Japan’s digital asset framework is moving beyond stablecoins. Earlier in June, the Lower House passed a bill that would bring crypto assets under the country’s financial instruments framework. The change could open a path to crypto exchange-traded funds, lower tax treatment, tighter exchange oversight, disclosure requirements, and insider trading restrictions. The proposed tax change is especially important. Japan’s current crypto capital gains tax can reach 55%, a level that has long been viewed as a barrier to broader market participation. The new framework would reduce crypto gains tax to a 20% flat rate, bringing the asset class closer to the treatment of conventional financial investments. For stablecoin issuers and exchanges, this regulatory shift could make Japan more attractive as a launch market.

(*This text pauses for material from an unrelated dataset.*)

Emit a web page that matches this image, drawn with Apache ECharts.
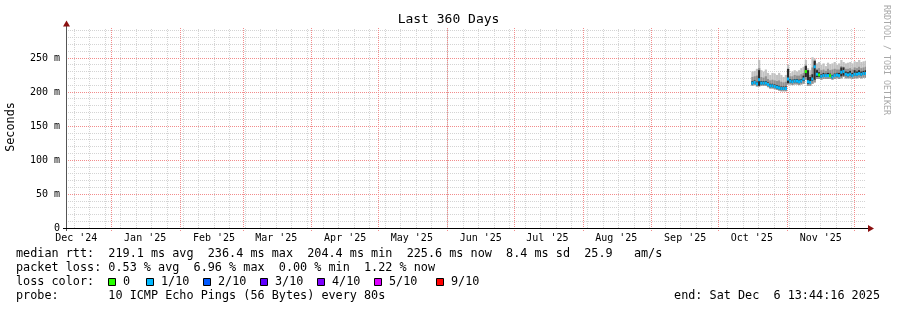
<!DOCTYPE html>
<html><head><meta charset="utf-8">
<script src="https://cdn.jsdelivr.net/npm/echarts@6/dist/echarts.min.js"></script>
<style>html,body{margin:0;padding:0;background:#fff}#c{width:897px;height:310px}</style>
</head><body><div id="c"></div>
<script>
const DAY = 86400000;
const rangeStart = Date.UTC(2024, 11, 11, 13, 44, 16);
const rangeEnd = Date.UTC(2025, 11, 6, 13, 44, 16);
const yMax = 294;

// daily values from Oct 16 2025 (milliseconds of RTT)
const firstDataDay = Date.UTC(2025, 9, 16);
const median = [213,214,212,218,213,213,213,211,209,209,208,207,206,205,205,205,219,216,215,216,216,215,216,219,230,215,214,219,237,226,225,223,224,224,224,224,222,224,225,224,229,230,226,225,226,224,226,226,227,226,227,227];
const smokeMin = [209,210,208,208,209,209,209,207,205,205,204,203,202,201,201,201,211,211,210,211,211,210,211,212,218,209,209,212,214,219,219,218,219,219,219,219,218,219,220,219,220,222,220,220,220,219,220,220,221,220,221,221];
const smokeMax = [230,231,234,247,232,230,233,228,225,228,227,225,228,225,222,225,240,228,230,232,230,232,235,237,247,235,232,251,249,242,244,240,242,238,243,241,242,244,240,242,247,244,242,243,244,242,245,244,247,244,245,246];
const smokeMidHi = [222,223,224,235,222,221,223,219,217,218,217,216,217,215,214,215,232,223,223,225,224,224,226,228,240,228,225,236,244,234,235,232,233,231,234,232,233,234,233,233,238,237,234,234,235,233,236,235,237,235,236,237];
const coreLo = [211,212,210,209,211,211,211,209,207,207,206,205,204,203,203,203,213,214,213,214,214,213,214,216,222,212,212,216,218,222,222,221,222,222,222,222,220,222,223,222,223,224,224,223,224,222,224,224,225,224,225,225];
const coreHi = [216,217,215,232,216,216,216,214,212,212,211,210,209,208,208,208,234,219,218,219,219,218,219,224,238,232,222,226,246,232,229,226,228,227,228,227,225,227,228,228,236,236,230,229,231,228,232,230,232,230,231,232];
const lossLevel = [1,1,1,1,1,1,1,1,1,1,1,1,1,1,1,1,1,1,1,1,1,1,1,1,0,1,1,1,1,1,0,1,1,1,1,0,1,1,1,1,1,1,1,1,1,1,1,1,1,1,1,1];

const yTicks = [0, 50, 100, 150, 200, 250];
const monthStarts = [[2025,0],[2025,1],[2025,2],[2025,3],[2025,4],[2025,5],[2025,6],[2025,7],[2025,8],[2025,9],[2025,10],[2025,11]];
const monthLabels = ["Dec '24","Jan '25","Feb '25","Mar '25","Apr '25","May '25","Jun '25","Jul '25","Aug '25","Sep '25","Oct '25","Nov '25"];
const labelMonths = [[2024,11],[2025,0],[2025,1],[2025,2],[2025,3],[2025,4],[2025,5],[2025,6],[2025,7],[2025,8],[2025,9],[2025,10]];

const lossColors = ['#26ff00','#00b8ff','#0059ff','#5e00ff','#7e00ff','#dd00ff','#ff0000'];
const lossNames = ['0','1/10','2/10','3/10','4/10','5/10','9/10'];

const FONT = '"DejaVu Sans Mono", monospace';
const MAJOR = '#f28c8c';
const MINOR = '#d4d4d4';

const monthStartTs = monthStarts.map(m => Date.UTC(m[0], m[1], 1));
const labelTs = labelMonths.map(m => Date.UTC(m[0], m[1], 1) + 15.2 * DAY);
const labelMap = new Map(labelTs.map((t, i) => [t, monthLabels[i]]));

// weekly (Sunday) grid lines
const weekTs = [];
for (let t = Date.UTC(2024, 11, 15); t <= rangeEnd; t += 7 * DAY) weekTs.push(t);

const smokeData = median.map((m, i) => [firstDataDay + i * DAY, smokeMin[i], smokeMax[i], smokeMidHi[i], coreLo[i], coreHi[i], m, lossLevel[i]]);

const chart = echarts.init(document.getElementById('c'), null, {renderer: 'canvas'});

const legendLines = [
  'median rtt:  219.1 ms avg  236.4 ms max  204.4 ms min  225.6 ms now  8.4 ms sd  25.9   am/s',
  'packet loss: 0.53 % avg  6.96 % max  0.00 % min  1.22 % now',
  'loss color:',
  'probe:       10 ICMP Echo Pings (56 Bytes) every 80s'
];
const lineY = [254, 268, 282, 296];
const boxX = [108, 146, 203, 260, 317, 374, 436];

const graphics = [];
legendLines.forEach((s, i) => graphics.push({type: 'text', x: 16, y: lineY[i], silent: true,
  style: {text: s, font: '11.8px ' + FONT, fill: '#000', align: 'left', verticalAlign: 'middle'}}));
graphics.push({type: 'text', x: 880, y: 296, silent: true,
  style: {text: 'end: Sat Dec  6 13:44:16 2025', font: '11.8px ' + FONT, fill: '#000', align: 'right', verticalAlign: 'middle'}});
lossNames.forEach((n, i) => {
  graphics.push({type: 'rect', silent: true, shape: {x: boxX[i] + 0.5, y: 278.5, width: 7, height: 7},
    style: {fill: lossColors[i], stroke: '#000', lineWidth: 1}});
  graphics.push({type: 'text', x: boxX[i] + 15, y: 282, silent: true,
    style: {text: n, font: '11.8px ' + FONT, fill: '#000', align: 'left', verticalAlign: 'middle'}});
});
graphics.push({type: 'text', x: 11, y: 127, rotation: Math.PI / 2, silent: true,
  style: {text: 'Seconds', font: '11.8px ' + FONT, fill: '#000', align: 'center', verticalAlign: 'middle'}});
graphics.push({type: 'text', x: 886, y: 60, rotation: -Math.PI / 2, silent: true,
  style: {text: 'RRDTOOL / TOBI OETIKER', font: '8.3px ' + FONT, fill: '#a8a8a8', align: 'center', verticalAlign: 'middle'}});
// axes lines and arrows
graphics.push({type: 'line', silent: true, z: 10, shape: {x1: 66.5, y1: 231, x2: 66.5, y2: 25}, style: {stroke: '#555', lineWidth: 1}});
graphics.push({type: 'line', silent: true, z: 10, shape: {x1: 63, y1: 228.5, x2: 869, y2: 228.5}, style: {stroke: '#000', lineWidth: 1}});
graphics.push({type: 'polygon', silent: true, z: 11, shape: {points: [[66.5, 20.5], [63, 26.5], [70, 26.5]]}, style: {fill: '#8b1010'}});
graphics.push({type: 'polygon', silent: true, z: 11, shape: {points: [[874, 228.5], [868, 225], [868, 232]]}, style: {fill: '#8b1010'}});

function vLines(list, color, below) {
  return {
    type: 'custom', z: 1, silent: true, clip: false, data: list.map(t => [t]),
    encode: {x: 0},
    renderItem: (params, api) => {
      const t = api.value(0);
      const a = api.coord([t, 0]), b = api.coord([t, yMax]);
      const x = Math.round(a[0]) + 0.5;
      return {type: 'line', silent: true, shape: {x1: x, y1: a[1] + below, x2: x, y2: b[1]},
        style: {stroke: color, fill: null, lineWidth: 1, lineDash: [1, 1]}};
    }
  };
}

chart.setOption({
  animation: false,
  backgroundColor: '#fff',
  title: {text: 'Last 360 Days', left: 'center', top: 8,
    textStyle: {fontFamily: FONT, fontSize: 13, fontWeight: 'normal', color: '#000'}},
  grid: {left: 66, right: 31, top: 28, bottom: 82, containLabel: false},
  xAxis: {
    type: 'value', min: rangeStart, max: rangeEnd,
    axisLine: {show: false},
    splitLine: {show: false},
    axisTick: {show: false},
    axisLabel: {customValues: labelTs, formatter: v => labelMap.get(v) || '', margin: 5,
      fontFamily: FONT, fontSize: 10, color: '#000'}
  },
  yAxis: {
    type: 'value', min: 0, max: yMax, interval: 10,
    axisLine: {show: false}, axisTick: {show: false},
    axisLabel: {formatter: v => yTicks.includes(v) ? (v === 0 ? '0' : v + ' m') : '', margin: 6,
      fontFamily: FONT, fontSize: 10, color: '#000'},
    splitLine: {show: true, showMaxLine: false,
      lineStyle: {color: [MAJOR, MINOR, MINOR, MINOR, MINOR], type: [1, 1], width: 1}}
  },
  series: [
    vLines(weekTs, MINOR, 0),
    vLines(monthStartTs, MAJOR, 3),
    {
      type: 'custom', z: 2, silent: true, clip: true, data: smokeData,
      encode: {x: 0, y: [1, 2]},
      renderItem: (params, api) => {
        const t = api.value(0);
        const x0 = api.coord([t, 0])[0], x1 = api.coord([t + DAY, 0])[0];
        const y = v => api.coord([t, v])[1];
        const rect = (lo, hi, fill) => ({type: 'rect', shape: {x: x0, y: y(hi), width: x1 - x0, height: y(lo) - y(hi)}, style: {fill: fill}});
        const med = y(api.value(6));
        return {type: 'group', children: [
          rect(api.value(1), api.value(2), '#c2c2c2'),
          rect(api.value(1), api.value(3), '#929292'),
          rect(api.value(4), api.value(5), '#2a2a2a'),
          {type: 'rect', shape: {x: x0, y: med - 1.5, width: x1 - x0, height: 3}, style: {fill: lossColors[api.value(7)]}}
        ]};
      }
    }
  ],
  graphic: graphics
});
</script></body></html>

Clearer rules may support institutional participation, while lower tax treatment could improve liquidity and investor activity if the reforms are finalized. For Circle and Nomura, the reported 2027 timeline gives the market time to adapt. Corporate clients will need legal clarity, operational controls, and integration with existing treasury systems before stablecoin FX settlement becomes routine. But Japan’s regulatory direction is increasingly supportive of tokenized settlement, provided it stays inside licensed and supervised channels.

Investor Takeaway

Japan is becoming a regulated proving ground for stablecoin settlement. If corporate FX use cases gain traction, stablecoins could move deeper into institutional payments, while Japan’s broader crypto reforms may improve the case for exchanges, issuers, and asset managers entering the market.

Why The Market Impact Could Be Larger Than One Partnership

The Circle-Nomura plan matters because it connects stablecoins to a specific institutional problem: slow cross-border FX settlement. That is a more durable use case than speculative trading demand and could help stablecoins compete with parts of the correspondent banking and treasury infrastructure market. The main constraint is execution. Corporate adoption will depend on liquidity, redemption confidence, regulatory approval, accounting treatment, and whether companies are comfortable holding tokenized dollars even briefly during settlement. Banks will also need to decide whether stablecoins are a threat to existing payment revenue or a tool they can integrate into client services. Japan’s advantage is that policymakers have already created a regulated stablecoin framework and are moving toward a broader financial-products structure for crypto. That gives firms a clearer path to build services for institutions rather than operate in a legal gray zone. If the service launches in 2027, it could become an early test of whether dollar stablecoins can move from crypto exchanges into mainstream corporate finance. For investors, the key question is whether stablecoins remain mainly a trading-market liquidity tool or become part of regulated foreign exchange and settlement infrastructure.